Exercise:
Everything from the first line to the line containing "2178, 2280, 2381, 2342, 2372, 2246, 2201, 2204]" is to be repeated exactly; nothing past it.

Source data:
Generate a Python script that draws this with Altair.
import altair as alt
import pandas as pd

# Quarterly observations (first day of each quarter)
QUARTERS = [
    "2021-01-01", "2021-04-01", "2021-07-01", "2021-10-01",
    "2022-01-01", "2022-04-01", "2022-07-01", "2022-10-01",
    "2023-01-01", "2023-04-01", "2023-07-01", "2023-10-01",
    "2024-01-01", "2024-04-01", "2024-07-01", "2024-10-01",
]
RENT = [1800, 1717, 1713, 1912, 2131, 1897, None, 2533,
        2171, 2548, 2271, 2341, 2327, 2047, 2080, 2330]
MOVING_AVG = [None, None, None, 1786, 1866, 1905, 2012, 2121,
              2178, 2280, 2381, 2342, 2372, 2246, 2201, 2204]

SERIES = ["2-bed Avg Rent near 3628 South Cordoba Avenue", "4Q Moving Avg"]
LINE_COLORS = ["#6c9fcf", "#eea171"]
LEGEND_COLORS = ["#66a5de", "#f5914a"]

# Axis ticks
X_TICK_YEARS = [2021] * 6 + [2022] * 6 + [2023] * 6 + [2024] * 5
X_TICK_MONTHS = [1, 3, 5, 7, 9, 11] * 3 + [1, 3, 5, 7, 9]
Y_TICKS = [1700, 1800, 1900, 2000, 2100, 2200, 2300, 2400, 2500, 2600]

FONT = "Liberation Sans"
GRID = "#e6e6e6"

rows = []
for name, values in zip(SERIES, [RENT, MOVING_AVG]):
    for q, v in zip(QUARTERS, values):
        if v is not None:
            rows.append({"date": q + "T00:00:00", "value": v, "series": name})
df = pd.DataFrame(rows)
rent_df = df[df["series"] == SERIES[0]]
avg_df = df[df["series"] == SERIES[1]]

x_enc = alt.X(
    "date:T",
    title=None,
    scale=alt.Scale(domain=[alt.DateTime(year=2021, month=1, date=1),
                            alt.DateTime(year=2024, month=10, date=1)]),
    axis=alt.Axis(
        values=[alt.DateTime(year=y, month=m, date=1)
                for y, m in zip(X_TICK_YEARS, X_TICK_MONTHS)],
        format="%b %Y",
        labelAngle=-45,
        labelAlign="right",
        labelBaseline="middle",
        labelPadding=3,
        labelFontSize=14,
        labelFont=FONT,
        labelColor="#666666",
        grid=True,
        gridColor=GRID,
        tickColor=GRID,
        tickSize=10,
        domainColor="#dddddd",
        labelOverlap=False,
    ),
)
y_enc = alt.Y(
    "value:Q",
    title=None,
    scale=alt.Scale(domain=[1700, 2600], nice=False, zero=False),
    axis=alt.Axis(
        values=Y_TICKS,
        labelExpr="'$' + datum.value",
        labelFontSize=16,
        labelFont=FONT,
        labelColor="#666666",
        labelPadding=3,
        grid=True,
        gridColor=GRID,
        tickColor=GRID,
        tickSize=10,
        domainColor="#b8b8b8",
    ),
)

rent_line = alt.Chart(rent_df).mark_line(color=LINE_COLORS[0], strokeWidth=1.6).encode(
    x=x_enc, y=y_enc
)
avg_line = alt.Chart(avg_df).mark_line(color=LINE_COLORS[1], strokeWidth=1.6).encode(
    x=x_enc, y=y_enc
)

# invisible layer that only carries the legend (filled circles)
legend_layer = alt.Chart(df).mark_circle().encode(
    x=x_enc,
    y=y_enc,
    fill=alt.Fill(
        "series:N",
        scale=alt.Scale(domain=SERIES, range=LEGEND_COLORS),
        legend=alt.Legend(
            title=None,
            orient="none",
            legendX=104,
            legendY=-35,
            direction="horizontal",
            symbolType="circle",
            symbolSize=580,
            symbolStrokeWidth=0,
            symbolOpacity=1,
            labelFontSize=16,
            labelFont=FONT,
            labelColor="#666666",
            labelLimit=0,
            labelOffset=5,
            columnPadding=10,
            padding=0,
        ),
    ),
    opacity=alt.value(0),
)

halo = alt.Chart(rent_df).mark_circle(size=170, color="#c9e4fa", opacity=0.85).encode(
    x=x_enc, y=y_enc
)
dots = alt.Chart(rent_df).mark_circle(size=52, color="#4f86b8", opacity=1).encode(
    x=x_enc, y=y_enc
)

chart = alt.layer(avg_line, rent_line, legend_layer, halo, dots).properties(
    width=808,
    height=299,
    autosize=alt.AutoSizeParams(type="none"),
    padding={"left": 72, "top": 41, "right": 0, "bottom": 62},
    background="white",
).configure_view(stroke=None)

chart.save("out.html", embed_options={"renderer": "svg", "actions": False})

Answer to this exercise:
Generate a Python script that draws this with Altair.
import altair as alt
import pandas as pd

# Quarterly observations (first day of each quarter)
QUARTERS = [
    "2021-01-01", "2021-04-01", "2021-07-01", "2021-10-01",
    "2022-01-01", "2022-04-01", "2022-07-01", "2022-10-01",
    "2023-01-01", "2023-04-01", "2023-07-01", "2023-10-01",
    "2024-01-01", "2024-04-01", "2024-07-01", "2024-10-01",
]
RENT = [1800, 1717, 1713, 1912, 2131, 1897, None, 2533,
        2171, 2548, 2271, 2341, 2327, 2047, 2080, 2330]
MOVING_AVG = [None, None, None, 1786, 1866, 1905, 2012, 2121,
              2178, 2280, 2381, 2342, 2372, 2246, 2201, 2204]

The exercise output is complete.